Nonostante lo spazio dedicato in campagna elettorale da molti partiti al delicato capitolo dei tagli alla spesa, la scadenza del 31 maggio, fissata dalla riforma del bilancio dello Stato per varare il Decreto del presidente del Consiglio (Dpcm) con gli eventuali nuovi obiettivi di spending review per i ministeri nei prossimi tre anni (da inserire poi nella legge di bilancio autunnale), non è stata rispettata.
Eppure la strategia per aprire la strada a nuovi tagli alla spesa sarà uno dei primi scogli che dovrà superare il governo gialloverde a guida Giuseppe Conte, sempreché ottenga il “via libera” del Quirinale. Anche perché il probabile decreto estivo cui dovrebbe ricorrere il nuovo esecutivo, con misure su centri per l’impiego, pensioni, taglia-leggi e, forse, immigrazione e fisco, non potrà prescindere da una nuova fase di spending review.
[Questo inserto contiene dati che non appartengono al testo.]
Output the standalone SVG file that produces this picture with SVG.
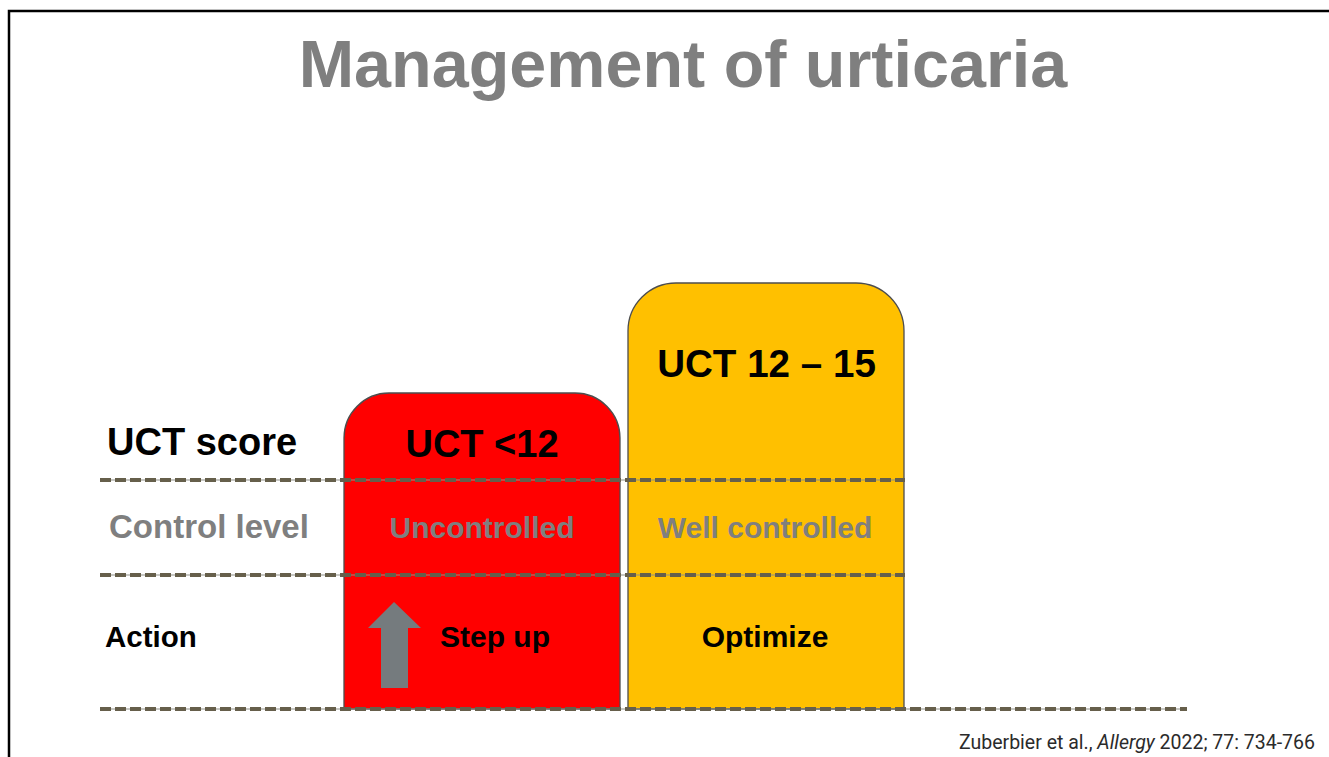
<svg xmlns="http://www.w3.org/2000/svg" width="1329" height="757" viewBox="0 0 1329 757">
  <style>
    .b { font-family: "Liberation Sans", Arial, sans-serif; font-weight: bold; }
    .grey { fill: #7f7f7f; }
    .blk { fill: #000000; }
    .box { stroke: #4d4d4d; stroke-width: 1.3; }
    .dash { stroke: #665f4b; stroke-width: 4; stroke-dasharray: 11 4; fill: none; }
    .thin { stroke: #8f8f88; stroke-width: 1.2; fill: none; }
  </style>
  <rect x="0" y="0" width="1329" height="757" fill="#ffffff"/>
  <path d="M9 757 V11 H1329" fill="none" stroke="#000000" stroke-width="2.5"/>

  <text x="683" y="87" text-anchor="middle" class="b grey" font-size="66.5">Management of urticaria</text>

  <g id="labels">
    <text x="107" y="455" class="b blk" font-size="38">UCT score</text>
    <text x="109" y="538" class="b grey" font-size="33">Control level</text>
    <text x="105" y="647" class="b blk" font-size="29.5">Action</text>
  </g>

  <g id="uncontrolled">
    <path class="box" fill="#ff0000" d="M344 709 V438 A45 45 0 0 1 389 393 H575 A45 45 0 0 1 620 438 V709 Z"/>
    <text x="482" y="457" text-anchor="middle" class="b blk" font-size="38">UCT &lt;12</text>
    <text x="482" y="538" text-anchor="middle" class="b grey" font-size="30">Uncontrolled</text>
    <polygon points="394,602 421,628 408,628 408,688 381,688 381,628 368,628" fill="#757b7e"/>
    <text x="495" y="647" text-anchor="middle" class="b blk" font-size="30">Step up</text>
  </g>

  <g id="well-controlled">
    <path class="box" fill="#ffc000" d="M628 709 V331 A48 48 0 0 1 676 283 H856 A48 48 0 0 1 904 331 V709 Z"/>
    <text x="766.5" y="377" text-anchor="middle" class="b blk" font-size="38.6">UCT 12 – 15</text>
    <text x="765" y="538" text-anchor="middle" class="b grey" font-size="30">Well controlled</text>
    <text x="765" y="647" text-anchor="middle" class="b blk" font-size="30">Optimize</text>
  </g>

  <g id="connectors">
    <line class="thin" x1="100" y1="480" x2="905" y2="480"/>
    <line class="dash" x1="100" y1="480" x2="905" y2="480"/>
    <line class="thin" x1="100" y1="575" x2="905" y2="575"/>
    <line class="dash" x1="100" y1="575" x2="905" y2="575"/>
    <line class="thin" x1="100" y1="709" x2="1187" y2="709"/>
    <line class="dash" x1="100" y1="709" x2="1187" y2="709"/>
  </g>

  <text x="1315" y="749" text-anchor="end" font-family="Roboto, 'Liberation Sans', sans-serif" font-size="19.5" fill="#2b2b2b">Zuberbier et al., <tspan font-style="italic">Allergy</tspan> 2022; 77: 734-766</text>
</svg>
Non solo: il premier e il ministro dell’Economia, Giovanni Tria (indicato da M5S e Lega) dovranno rapidamente mettersi al lavoro per definire il quadro programmatico del Def (da affiancare al Documento “tendenziale” targato Gentiloni) con cui fissare i nuovi obiettivi di riduzione della spesa per le amministrazioni centrali da inserire nella legge di bilancio autunnale.
Al momento il mancato rispetto della scadenza del 31 maggio, giorno in cui Carlo Cottarelli (uno degli ex commissari alla “spending”) rinuncia all’incarico conferitogli dal capo dello Stato per formare un esecutivo tecnico e neutrale, suona come una battuta a vuoto nel processo di revisione della spesa, peraltro quasi scontata vista l’assenza dall’inizio dell’anno di un governo nella pienezza dei suoi poteri. In mancanza del quadro programmatico del Def, passaggio obbligato per mettere nero su bianco il contributo delle amministrazioni centrali alla revisione della spesa, non è in ogni caso possibile varare l’eventuale Dpcm con cui ripartire tra i singoli ministeri i nuovi risparmi.
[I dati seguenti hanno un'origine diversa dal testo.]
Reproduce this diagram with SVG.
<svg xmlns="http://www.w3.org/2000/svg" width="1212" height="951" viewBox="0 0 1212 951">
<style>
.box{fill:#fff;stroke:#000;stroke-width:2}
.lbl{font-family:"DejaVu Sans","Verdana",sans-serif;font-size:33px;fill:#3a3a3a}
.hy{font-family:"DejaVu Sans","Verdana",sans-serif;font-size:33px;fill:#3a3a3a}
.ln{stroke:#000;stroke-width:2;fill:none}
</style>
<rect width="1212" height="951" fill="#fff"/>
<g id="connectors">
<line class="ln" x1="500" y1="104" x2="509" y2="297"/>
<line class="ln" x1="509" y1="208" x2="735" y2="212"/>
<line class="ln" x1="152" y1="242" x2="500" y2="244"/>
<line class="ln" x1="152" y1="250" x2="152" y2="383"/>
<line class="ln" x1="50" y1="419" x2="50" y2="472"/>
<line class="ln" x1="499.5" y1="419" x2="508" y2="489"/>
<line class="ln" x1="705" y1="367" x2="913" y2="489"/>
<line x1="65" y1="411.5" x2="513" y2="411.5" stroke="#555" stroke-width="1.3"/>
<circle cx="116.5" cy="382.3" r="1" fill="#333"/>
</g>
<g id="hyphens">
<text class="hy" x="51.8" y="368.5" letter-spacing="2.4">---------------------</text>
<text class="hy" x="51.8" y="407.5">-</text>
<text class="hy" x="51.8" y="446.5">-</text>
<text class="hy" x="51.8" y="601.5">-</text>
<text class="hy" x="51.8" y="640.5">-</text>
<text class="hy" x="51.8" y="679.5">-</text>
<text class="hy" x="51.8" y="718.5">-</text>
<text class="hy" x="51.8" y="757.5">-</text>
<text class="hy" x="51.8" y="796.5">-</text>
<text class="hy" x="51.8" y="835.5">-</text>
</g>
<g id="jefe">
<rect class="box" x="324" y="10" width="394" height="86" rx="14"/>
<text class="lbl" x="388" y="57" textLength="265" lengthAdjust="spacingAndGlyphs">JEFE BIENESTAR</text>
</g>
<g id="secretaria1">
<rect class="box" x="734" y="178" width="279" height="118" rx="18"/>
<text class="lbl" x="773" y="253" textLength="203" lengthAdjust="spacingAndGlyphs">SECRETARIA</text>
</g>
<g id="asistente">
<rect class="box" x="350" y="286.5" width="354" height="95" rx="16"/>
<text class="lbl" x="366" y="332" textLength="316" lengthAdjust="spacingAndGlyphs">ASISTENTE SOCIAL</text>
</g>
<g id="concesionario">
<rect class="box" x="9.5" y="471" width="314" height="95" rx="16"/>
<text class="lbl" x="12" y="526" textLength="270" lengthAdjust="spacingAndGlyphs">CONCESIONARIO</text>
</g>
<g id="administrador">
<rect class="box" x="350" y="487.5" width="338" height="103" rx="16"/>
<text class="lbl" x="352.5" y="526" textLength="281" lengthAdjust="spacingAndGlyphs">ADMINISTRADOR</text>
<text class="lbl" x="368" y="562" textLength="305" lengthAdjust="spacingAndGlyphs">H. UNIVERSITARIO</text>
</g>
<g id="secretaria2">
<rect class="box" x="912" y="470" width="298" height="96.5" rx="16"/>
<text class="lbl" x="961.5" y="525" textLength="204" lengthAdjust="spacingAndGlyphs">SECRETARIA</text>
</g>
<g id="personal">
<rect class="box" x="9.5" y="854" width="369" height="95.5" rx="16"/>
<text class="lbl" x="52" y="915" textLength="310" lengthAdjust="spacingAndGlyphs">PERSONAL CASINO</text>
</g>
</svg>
La Ragioneria generale dello stato sarebbe comunque pronta a far partire la “macchina” per approntare in non più di una ventina di giorni l’intervento sulla base delle indicazioni della Presidenza del consiglio e del ministero dell’Economia. Allo stato attuale i tecnici della Rgs restano impegnati sul versante della spending review solo sul monitoraggio riguardante la corretta attuazione del taglio strutturale da 1 miliardo l’anno ai ministeri per il triennio 2018-2020 prevista dall’ultima manovra sulla base delle indicazioni del Def dello scorso anno e del Dpcm varato nell’estate del 2017. Proprio ieri dalla Ragioneria è stata diramata una circolare per fornire chiarimenti e indicazioni sugli schemi per le informazioni e i dati da trasmettere alle scadenze fissate per il monitoraggio relativo al perseguimento degli obiettivi di riduzione di spessa fissati dall’ultima legge di bilancio.
Al momento, insomma, tutto fermo, o quasi. E gli stessi partiti, che ieri hanno lavorato all’affinamento della squadra di Governo per garantire a Giuseppe Conte una seconda concreta chance di formare un nuovo governo, da settimane non accendono più i riflettori sulla necessità di far ripartire il processo di revisione della spesa, malgrado nei loro programmi elettorali fossero stati indicati tagli a regime per 30-40 miliardi.
Il “contratto” gialloverde fa riferimento solo a generici tagli agli sprechi e a una stretta su vitalizi e costi delle istituzioni. Anche il riordino delle tax expenditures è accompagnato da un punto interrogativo a dispetto del costo complessivo degli interventi indicati nel “contratto” stimato da vari centri studi e osservatori in oltre 100 miliardi di euro, che non potrebbe mai essere coperto totalmente in deficit anche nell’eventualità di un braccio di ferro con la Ue. Il programma elettorale dei M5S prevedeva una “spending” a regime per almeno 30 miliardi accompagnata da un riordino delle tax expenditures da 40 miliardi. E molto simile su questi capitoli si presentava quello messo a punto dal Centrodestra (fino a 40 miliardi di revisione della spesa), anche se sui tagli la Lega si è mostrata sempre più prudente.